Having been delivered by barge crane from the River Thames, Head above Water made a brief, but dramatic addition to the London Skyline for the duration of the festival and is estimated to have had more than 28,000 visitors over five days adding to the hundreds of thousands of daily visitors to the area. Supporting mental health campaign Time to Change it was developped to engage and stimulate the discussion to eradicate mental health-related stigma and discrimination.
The ‘Head’ was deliberately gender, ethnicity and age neutral and stood as a symbol of hope, bravery, compassion, positivity and change, for those who have come through or are still confronting mental health issues, and the people who support them.
At night, lighting displayed the mood of the city. People were encouraged to tweet their feelings and emotions. In real time, the changing colours of the sculpture reflected the mood of those engageing with the project. The result was a two-way interactive experience with Head Above Water both triggering and receiving states of mind. Consulting engineers and lighting design specialists Hoare Lea were the masterminds behind the lighting scheme.
A model of sustainable, smart design and build, Steuart Padwick first sculpted the head in clay and then developed the concept using precision engineered, renewable and sustainable, PEFC-certified cross-laminated timber panels, provided by Stora Enso. To realise the structure Steuart Padwick worked with structural engineering expertise, Ramboll.
Head Above Water was delivered to an incredibly tight deadline of 15 weeks from concept to installation. At design stage, it was necessary to consider the complex logistics of installing CLT panels from the River Thames by barge crane, with the limitations of the crane’s load and reach capacity and its ability to only achieve the necessary height during high tide.
“The design of the sculpture presented several interesting engineering challenges.” Says structural engineer, Alan Dowdall. “There was no existing information available about the pier, so a key part of the design process was to understand the capacity of the existing structure and, by doing so, define the maximum height limit of the sculpture.”
To achieve the programme dates, the design process needed an approach that could fast track the design output and allow completion of information that could be used by Stora Enso for production purposes. A digital workflow approach was required to allow the design to be developed while the pier site investigation was ongoing. This was set up to develop the design using parametric models and create an instantaneous design output, ready for when the site investigation results were completed.
From the outset the design philosophy was for the structural design for the CLT to be similar to a typical CLT building design. The aim being to create a complex design using simple techniques such as platform construction, proprietary connection elements and limited number of panel types.

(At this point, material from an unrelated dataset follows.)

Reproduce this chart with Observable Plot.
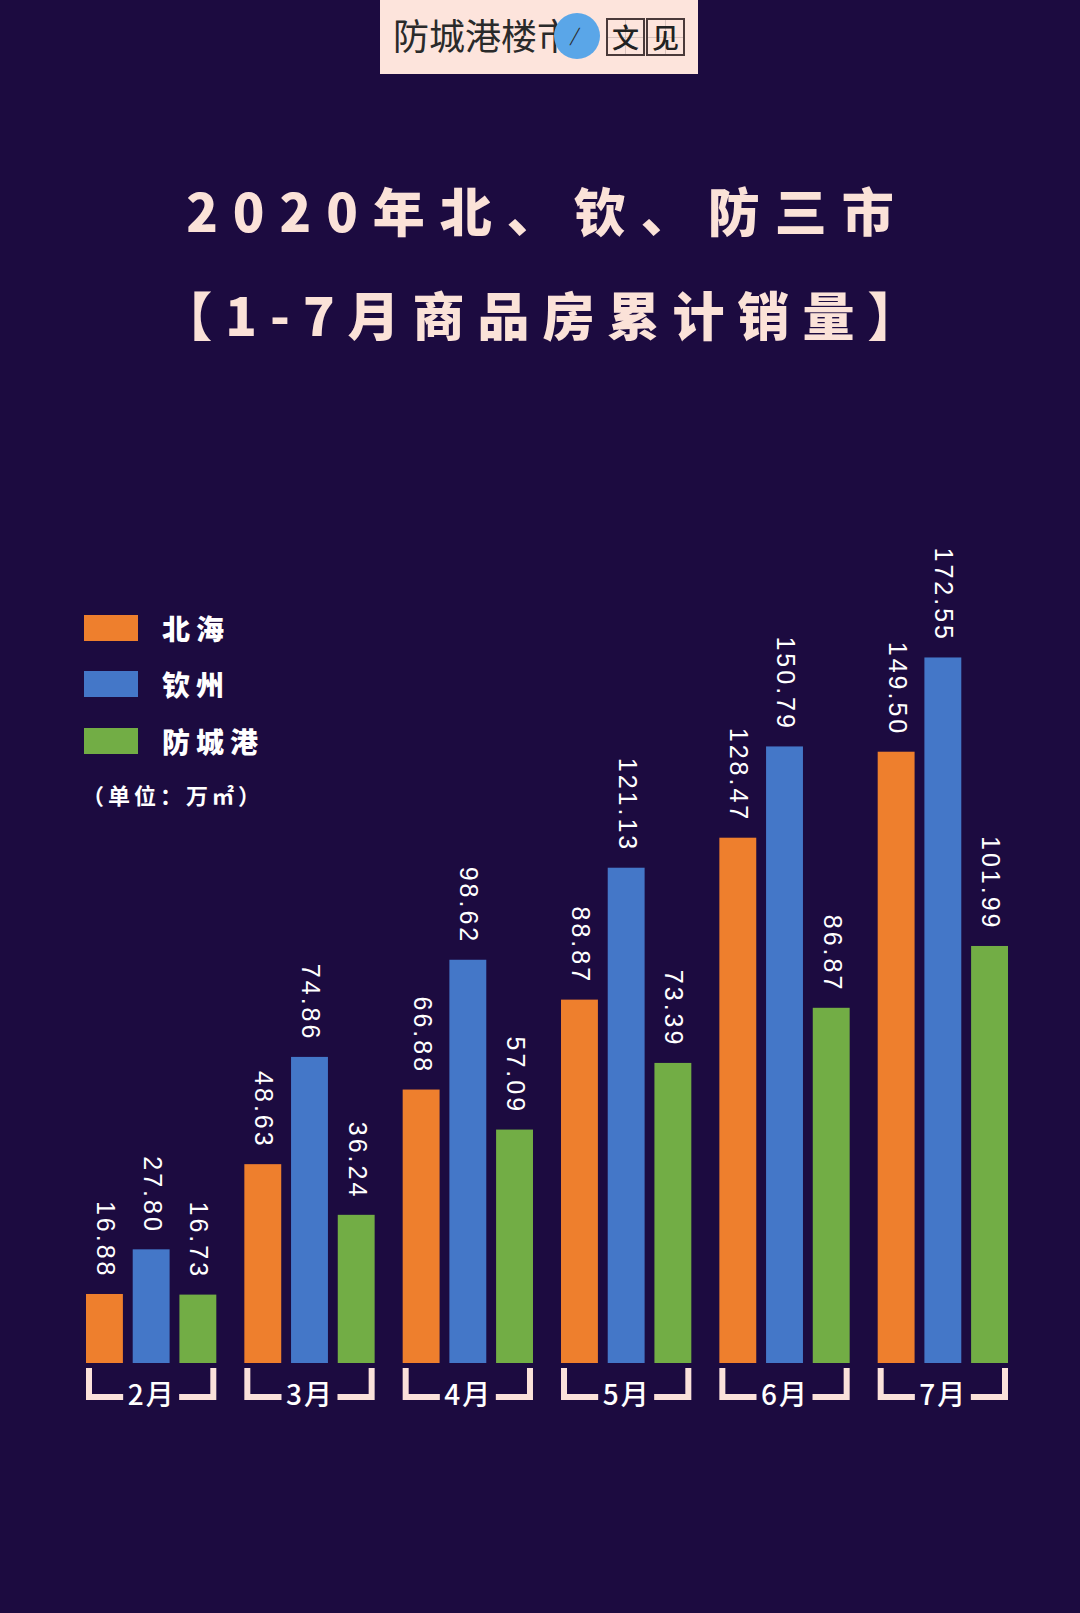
<!DOCTYPE html>
<html>
<head>
<meta charset="utf-8">
<script src="https://cdn.jsdelivr.net/npm/d3@7"></script>
<script src="https://cdn.jsdelivr.net/npm/@observablehq/plot@0.6"></script>
<style>
  html, body { margin: 0; padding: 0; background: #1c0b40; }
  #page { position: relative; width: 1080px; height: 1613px; background: #1c0b40; overflow: hidden;
          font-family: "Noto Sans CJK SC", "Noto Sans", sans-serif; }
  .abs { position: absolute; }
  #hdr { left: 380px; top: 0; width: 318px; height: 74px; background: #fde4dc; }
  #hdr .name { position: absolute; left: 13px; top: 12px; font-size: 36px; line-height: 44px; color: #2a2a2a; font-weight: 400; }
  #hdr .circle { position: absolute; left: 174px; top: 13px; width: 46px; height: 46px; border-radius: 50%; background: #5aa6e8; }
  #hdr .slash { position: absolute; left: 190px; top: 23px; font-size: 18px; line-height: 22px; color: #2a2a2a; font-style: italic; }
  #hdr .box { position: absolute; top: 18px; width: 35px; height: 34px; border: 2px solid #4a3a3a; font-size: 27px; line-height: 34px; text-align: center; color: #222; font-weight: 500; box-sizing: content-box;
    background-image: linear-gradient(#d9c3bd, #d9c3bd), linear-gradient(#d9c3bd, #d9c3bd);
    background-size: 1px 100%, 100% 1px; background-position: center, center; background-repeat: no-repeat; }
  .title { left: 0; width: 1080px; text-align: center; color: #fbe2d8; font-weight: 900; font-size: 52px; line-height: 60px; }
  .leg-sw { width: 54px; height: 26px; }
  .leg-tx { color: #fff; font-weight: 900; font-size: 28px; line-height: 32px; letter-spacing: 6px; }
  .unit { color: #fff; font-weight: 700; font-size: 22px; line-height: 28px; letter-spacing: 4px; }
  #chart { position: absolute; left: 0; top: 520px; }
</style>
</head>
<body>
<div id="page">
  <div id="hdr" class="abs">
    <div class="name">防城港楼市</div>
    <div class="circle"></div>
    <div class="slash">/</div>
    <div class="box" style="left:226px">文</div>
    <div class="box" style="left:266px">见</div>
  </div>
  <div class="abs title" id="t1" style="top:180px; letter-spacing:15px; text-indent:15px;">2020年北、钦、防三市</div>
  <div class="abs title" id="t2" style="top:284px; letter-spacing:13px; text-indent:13px;">【1-7月商品房累计销量】</div>
  <div id="legend"></div>
  <div id="chart"></div>
</div>
<script>
// ---- data ----
const months = ["2月", "3月", "4月", "5月", "6月", "7月"];
const cities = ["北海", "钦州", "防城港"];
const beihai = [16.88, 48.63, 66.88, 88.87, 128.47, 149.50];
const qinzhou = [27.80, 74.86, 98.62, 121.13, 150.79, 172.55];
const fangchenggang = [16.73, 36.24, 57.09, 73.39, 86.87, 101.99];
const colors = ["#ee7f2d", "#4477c8", "#72ad45"];
const unitLabel = "（单位：万㎡）";

const series = [beihai, qinzhou, fangchenggang];
const rows = [];
months.forEach((m, i) => cities.forEach((c, j) => rows.push({month: m, city: c, value: series[j][i]})));

// ---- legend (HTML) ----
const legend = document.getElementById("legend");
const legTops = [615, 671, 728];
cities.forEach((c, j) => {
  const sw = document.createElement("div");
  sw.className = "abs leg-sw";
  sw.style.left = "84px"; sw.style.top = legTops[j] + "px"; sw.style.background = colors[j];
  legend.appendChild(sw);
  const tx = document.createElement("div");
  tx.className = "abs leg-tx";
  tx.style.left = "162px"; tx.style.top = (legTops[j] - 3) + "px";
  tx.textContent = c;
  legend.appendChild(tx);
});
const unit = document.createElement("div");
unit.className = "abs unit";
unit.style.left = "82px"; unit.style.top = "780px";
unit.textContent = unitLabel;
legend.appendChild(unit);

// ---- chart ----
const W = 1080, H = 900;
const chart = Plot.plot({
  width: W,
  height: H,
  marginLeft: 86,
  marginRight: 72,
  marginTop: 107,
  marginBottom: 57,
  style: {background: "transparent", overflow: "visible"},
  fx: {domain: months, paddingInner: 0.177, paddingOuter: 0, round: false, axis: null, label: null},
  x: {domain: cities, paddingInner: 0.21, paddingOuter: 0, round: false, axis: null, label: null},
  y: {domain: [0, 180], axis: null, label: null},
  color: {domain: cities, range: colors},
  marks: [
    Plot.barY(rows, {fx: "month", x: "city", y: "value", fill: "city"}),
    Plot.text(rows, {
      fx: "month", x: "city", y: "value",
      text: d => d.value.toFixed(2),
      rotate: 90, textAnchor: "end", lineAnchor: "middle",
      dy: -16, fontSize: 25, fill: "#ffffff",
      fontFamily: "'Liberation Sans', Arial, sans-serif"
    }),
    Plot.text(months, {
      fx: d => d, text: d => d, frameAnchor: "bottom", dy: 33,
      lineAnchor: "middle", fontSize: 28, fontWeight: 500, fill: "#ffffff",
      fontFamily: "'Noto Sans CJK SC', sans-serif"
    })
  ]
});
document.getElementById("chart").appendChild(chart);

const svgEl = chart.tagName.toLowerCase() === "svg" ? chart : chart.querySelector("svg");
const svg = d3.select(svgEl);

// letter spacing for value and month labels
svg.selectAll("text").each(function () {
  const t = this.textContent;
  if (/^\d+\.\d{2}$/.test(t)) {
    this.style.letterSpacing = "3px";
    this.style.fontFamily = "'Liberation Sans', Arial, sans-serif";
  } else if (months.includes(t)) {
    this.style.letterSpacing = "2px";
  }
});

// brackets under each month group, positioned with the fx scale
const fx = chart.scale("fx");
const base = H - 57;
const g = svg.append("g").attr("stroke", "#fbe2da").attr("stroke-width", 6).attr("fill", "none")
  .attr("stroke-linejoin", "miter").attr("stroke-linecap", "butt");
months.forEach(m => {
  const x0 = fx.apply(m);
  const x1 = x0 + fx.bandwidth;
  const cx = (x0 + x1) / 2;
  const yTop = base + 5, yBot = base + 34;
  g.append("path").attr("d", `M${x0 + 3},${yTop} V${yBot} H${cx - 28}`);
  g.append("path").attr("d", `M${x1 - 3},${yTop} V${yBot} H${cx + 28}`);
});
</script>
</body>
</html>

Where possible the design was developed to align with the principles of CLT production to minimise wastage. The layout of the floor levels was set to maximize the width of a typical motherboard panel to a typical wall and the height of the plinth structure is the height of a typical panel. Stora Enso took this waste panel optimisation further during the manufacturing process, and the panels were carefully split to ensure the most efficient nesting - meaning that elements have been designed to fit neatly into the mother panels in order to minimise offcut waste.
Working with the tides allowed only a very short window of 2-3 hours at the pier for assembling the highest parts, so it was necessary to limit the number of crane lifts and incorporate connection detailing that could be undertaken quickly and easily on site.
The sculpture is designed in four sections, each measuring approximately 3 – 5 m in width, and weighing between 1.5 – 3.4 Tons. The total weight of the sculpture is 9.52 Tons including the 16 equal angle steels which, instead of the usual screw connections, were used as bolted connections between main sections to aid ease of dis-assembly. A total of 23.054 m3 of CLT was used for the sculpture equating to 197 m2 of area with panel thicknesses ranging from 100–180 mm of non-visual CLT.
Head Above Water was rebuilt and a planting design incorporated as a symbol of positivity and regeneration at the Northfleet transhipment facility, which is the land side logistic function for FLO (Ferrovial Agroman and Laing O’Rourke joint venture) on the central section of the Tideway project. The facility is the main Hub of the ‘More by River Scheme’ which aims to take thousands of vehicle movements off the streets of London, redirecting their movements into the site and then loading the materials onto barges utilising the river to deliver to site.
More than 100 individuals and organisations joined forces and worked pro-bono to deliver Head Above Water. “The great legacy from this project is the incredible camaraderie of professional people coming together wanting to do something amazing for the benefit of others.” Comments Steuart Padwick. “It’s in all areas where people are at the top of their game and I hope that one of the long-lasting things is the connection between all of us. For me it has been an absolute privilege.”